WHAT NEEDS TO BE DONE:
Return only the lines from the top of the material through the line marked by "0.0023, 0.0008, 0.0003];", unaltered.

SUPPLIED RECORDS:
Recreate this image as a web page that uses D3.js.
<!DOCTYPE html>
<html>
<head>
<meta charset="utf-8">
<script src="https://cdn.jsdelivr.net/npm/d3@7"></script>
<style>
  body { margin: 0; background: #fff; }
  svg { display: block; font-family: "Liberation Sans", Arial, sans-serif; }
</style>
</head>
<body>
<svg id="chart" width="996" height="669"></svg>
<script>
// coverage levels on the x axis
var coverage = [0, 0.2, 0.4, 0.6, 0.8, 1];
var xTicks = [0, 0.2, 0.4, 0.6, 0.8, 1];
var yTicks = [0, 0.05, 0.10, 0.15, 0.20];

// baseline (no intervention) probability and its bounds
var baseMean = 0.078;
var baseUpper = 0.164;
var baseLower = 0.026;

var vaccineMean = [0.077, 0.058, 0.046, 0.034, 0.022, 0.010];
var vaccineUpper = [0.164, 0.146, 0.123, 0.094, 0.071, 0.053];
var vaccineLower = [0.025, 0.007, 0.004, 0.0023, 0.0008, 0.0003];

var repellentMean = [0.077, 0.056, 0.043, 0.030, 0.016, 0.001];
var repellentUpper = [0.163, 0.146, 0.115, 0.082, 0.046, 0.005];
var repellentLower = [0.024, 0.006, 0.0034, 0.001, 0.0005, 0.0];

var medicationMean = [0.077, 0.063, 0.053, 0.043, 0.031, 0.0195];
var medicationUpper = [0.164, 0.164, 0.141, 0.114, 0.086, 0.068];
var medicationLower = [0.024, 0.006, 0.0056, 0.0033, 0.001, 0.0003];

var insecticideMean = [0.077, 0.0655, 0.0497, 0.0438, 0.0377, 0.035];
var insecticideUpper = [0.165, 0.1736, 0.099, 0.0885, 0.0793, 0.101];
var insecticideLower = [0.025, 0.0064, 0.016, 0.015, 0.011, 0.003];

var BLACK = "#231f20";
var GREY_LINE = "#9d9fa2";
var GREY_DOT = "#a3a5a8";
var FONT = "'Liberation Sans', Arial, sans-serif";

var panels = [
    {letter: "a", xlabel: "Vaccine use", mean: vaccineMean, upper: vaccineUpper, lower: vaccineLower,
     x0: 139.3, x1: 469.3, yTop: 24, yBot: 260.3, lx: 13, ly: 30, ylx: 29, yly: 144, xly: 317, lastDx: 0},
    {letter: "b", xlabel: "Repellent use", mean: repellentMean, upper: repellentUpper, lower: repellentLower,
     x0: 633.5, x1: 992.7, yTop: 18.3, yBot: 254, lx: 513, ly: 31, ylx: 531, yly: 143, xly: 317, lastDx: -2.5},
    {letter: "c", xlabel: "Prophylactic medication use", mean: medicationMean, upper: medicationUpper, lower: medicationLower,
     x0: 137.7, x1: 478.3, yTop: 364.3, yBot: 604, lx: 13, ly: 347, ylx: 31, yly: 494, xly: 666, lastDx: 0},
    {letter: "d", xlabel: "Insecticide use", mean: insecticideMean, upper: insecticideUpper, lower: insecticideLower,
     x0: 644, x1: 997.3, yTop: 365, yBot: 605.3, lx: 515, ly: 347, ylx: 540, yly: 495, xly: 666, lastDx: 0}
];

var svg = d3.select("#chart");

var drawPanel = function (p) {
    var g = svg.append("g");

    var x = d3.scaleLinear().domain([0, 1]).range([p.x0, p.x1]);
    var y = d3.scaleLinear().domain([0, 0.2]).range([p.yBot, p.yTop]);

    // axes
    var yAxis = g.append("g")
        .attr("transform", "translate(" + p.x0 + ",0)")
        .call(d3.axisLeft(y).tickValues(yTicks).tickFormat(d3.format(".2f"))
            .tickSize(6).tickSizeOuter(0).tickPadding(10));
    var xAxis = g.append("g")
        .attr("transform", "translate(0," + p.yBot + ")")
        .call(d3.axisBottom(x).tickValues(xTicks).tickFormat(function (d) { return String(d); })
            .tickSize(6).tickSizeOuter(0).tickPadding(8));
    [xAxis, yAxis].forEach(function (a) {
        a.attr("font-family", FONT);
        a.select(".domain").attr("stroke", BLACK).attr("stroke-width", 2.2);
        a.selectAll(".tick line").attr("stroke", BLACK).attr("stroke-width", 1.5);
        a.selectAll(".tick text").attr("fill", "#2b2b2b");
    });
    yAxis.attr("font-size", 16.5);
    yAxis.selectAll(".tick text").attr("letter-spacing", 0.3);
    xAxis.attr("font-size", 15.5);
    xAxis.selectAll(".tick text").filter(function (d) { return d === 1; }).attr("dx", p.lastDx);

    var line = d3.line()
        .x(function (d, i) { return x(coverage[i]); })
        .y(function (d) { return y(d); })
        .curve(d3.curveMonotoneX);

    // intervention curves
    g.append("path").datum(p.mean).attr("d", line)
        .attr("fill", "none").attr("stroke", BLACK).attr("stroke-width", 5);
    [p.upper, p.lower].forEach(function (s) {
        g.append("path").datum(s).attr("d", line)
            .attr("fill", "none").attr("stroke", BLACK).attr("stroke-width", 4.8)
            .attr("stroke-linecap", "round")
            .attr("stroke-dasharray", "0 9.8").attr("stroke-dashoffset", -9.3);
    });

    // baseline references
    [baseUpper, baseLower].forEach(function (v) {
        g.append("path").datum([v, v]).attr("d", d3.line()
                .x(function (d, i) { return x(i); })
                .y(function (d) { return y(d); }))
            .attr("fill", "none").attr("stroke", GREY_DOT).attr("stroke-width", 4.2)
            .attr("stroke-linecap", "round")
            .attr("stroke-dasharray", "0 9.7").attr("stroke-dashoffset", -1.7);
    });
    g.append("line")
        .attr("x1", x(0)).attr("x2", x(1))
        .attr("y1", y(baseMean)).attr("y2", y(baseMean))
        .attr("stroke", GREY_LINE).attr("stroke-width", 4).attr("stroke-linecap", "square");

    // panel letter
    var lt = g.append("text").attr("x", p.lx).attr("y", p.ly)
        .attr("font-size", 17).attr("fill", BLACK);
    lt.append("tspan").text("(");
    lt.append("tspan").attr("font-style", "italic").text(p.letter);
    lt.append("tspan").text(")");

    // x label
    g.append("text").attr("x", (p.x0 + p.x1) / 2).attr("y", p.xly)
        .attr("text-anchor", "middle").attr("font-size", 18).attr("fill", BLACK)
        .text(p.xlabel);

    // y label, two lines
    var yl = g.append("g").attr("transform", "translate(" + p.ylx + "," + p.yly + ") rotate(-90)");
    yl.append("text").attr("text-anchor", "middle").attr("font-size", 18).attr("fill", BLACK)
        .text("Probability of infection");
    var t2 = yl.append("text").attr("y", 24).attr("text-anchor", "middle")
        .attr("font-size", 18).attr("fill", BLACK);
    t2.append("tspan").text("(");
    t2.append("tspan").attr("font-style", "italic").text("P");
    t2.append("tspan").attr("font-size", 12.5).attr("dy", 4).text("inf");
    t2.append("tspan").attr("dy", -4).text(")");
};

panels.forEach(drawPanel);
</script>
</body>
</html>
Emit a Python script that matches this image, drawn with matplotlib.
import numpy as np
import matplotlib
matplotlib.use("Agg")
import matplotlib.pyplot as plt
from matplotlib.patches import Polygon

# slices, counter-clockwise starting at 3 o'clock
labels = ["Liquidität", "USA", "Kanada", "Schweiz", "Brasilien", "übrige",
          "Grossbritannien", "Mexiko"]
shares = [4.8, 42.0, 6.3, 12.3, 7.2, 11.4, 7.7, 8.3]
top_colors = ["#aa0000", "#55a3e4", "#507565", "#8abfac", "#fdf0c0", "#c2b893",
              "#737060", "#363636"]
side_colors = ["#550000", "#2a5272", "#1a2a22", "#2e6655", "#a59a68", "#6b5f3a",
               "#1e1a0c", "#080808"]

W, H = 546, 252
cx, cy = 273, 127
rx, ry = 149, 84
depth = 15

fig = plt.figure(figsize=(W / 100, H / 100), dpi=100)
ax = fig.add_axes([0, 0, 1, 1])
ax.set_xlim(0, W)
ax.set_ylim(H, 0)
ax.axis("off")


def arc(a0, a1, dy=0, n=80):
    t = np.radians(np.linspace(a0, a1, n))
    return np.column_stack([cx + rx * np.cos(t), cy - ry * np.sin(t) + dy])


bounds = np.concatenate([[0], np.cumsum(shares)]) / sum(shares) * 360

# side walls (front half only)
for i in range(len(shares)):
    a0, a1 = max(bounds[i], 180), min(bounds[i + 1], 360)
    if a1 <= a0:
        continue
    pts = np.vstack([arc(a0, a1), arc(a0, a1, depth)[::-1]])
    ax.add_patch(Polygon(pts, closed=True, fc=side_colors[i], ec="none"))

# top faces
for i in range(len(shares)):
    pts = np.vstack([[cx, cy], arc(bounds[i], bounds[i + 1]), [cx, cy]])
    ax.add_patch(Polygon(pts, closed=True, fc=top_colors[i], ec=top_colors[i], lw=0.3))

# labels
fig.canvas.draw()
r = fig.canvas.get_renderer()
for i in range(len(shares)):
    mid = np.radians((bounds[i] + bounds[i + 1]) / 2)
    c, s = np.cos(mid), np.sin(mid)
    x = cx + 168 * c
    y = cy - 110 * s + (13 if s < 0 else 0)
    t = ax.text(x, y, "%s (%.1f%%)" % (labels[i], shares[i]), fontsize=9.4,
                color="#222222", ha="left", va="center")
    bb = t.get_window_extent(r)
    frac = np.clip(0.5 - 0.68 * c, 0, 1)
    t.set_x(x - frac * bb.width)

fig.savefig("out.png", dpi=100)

RESULT FOR THIS TASK:
Recreate this image as a web page that uses D3.js.
<!DOCTYPE html>
<html>
<head>
<meta charset="utf-8">
<script src="https://cdn.jsdelivr.net/npm/d3@7"></script>
<style>
  body { margin: 0; background: #fff; }
  svg { display: block; font-family: "Liberation Sans", Arial, sans-serif; }
</style>
</head>
<body>
<svg id="chart" width="996" height="669"></svg>
<script>
// coverage levels on the x axis
var coverage = [0, 0.2, 0.4, 0.6, 0.8, 1];
var xTicks = [0, 0.2, 0.4, 0.6, 0.8, 1];
var yTicks = [0, 0.05, 0.10, 0.15, 0.20];

// baseline (no intervention) probability and its bounds
var baseMean = 0.078;
var baseUpper = 0.164;
var baseLower = 0.026;

var vaccineMean = [0.077, 0.058, 0.046, 0.034, 0.022, 0.010];
var vaccineUpper = [0.164, 0.146, 0.123, 0.094, 0.071, 0.053];
var vaccineLower = [0.025, 0.007, 0.004, 0.0023, 0.0008, 0.0003];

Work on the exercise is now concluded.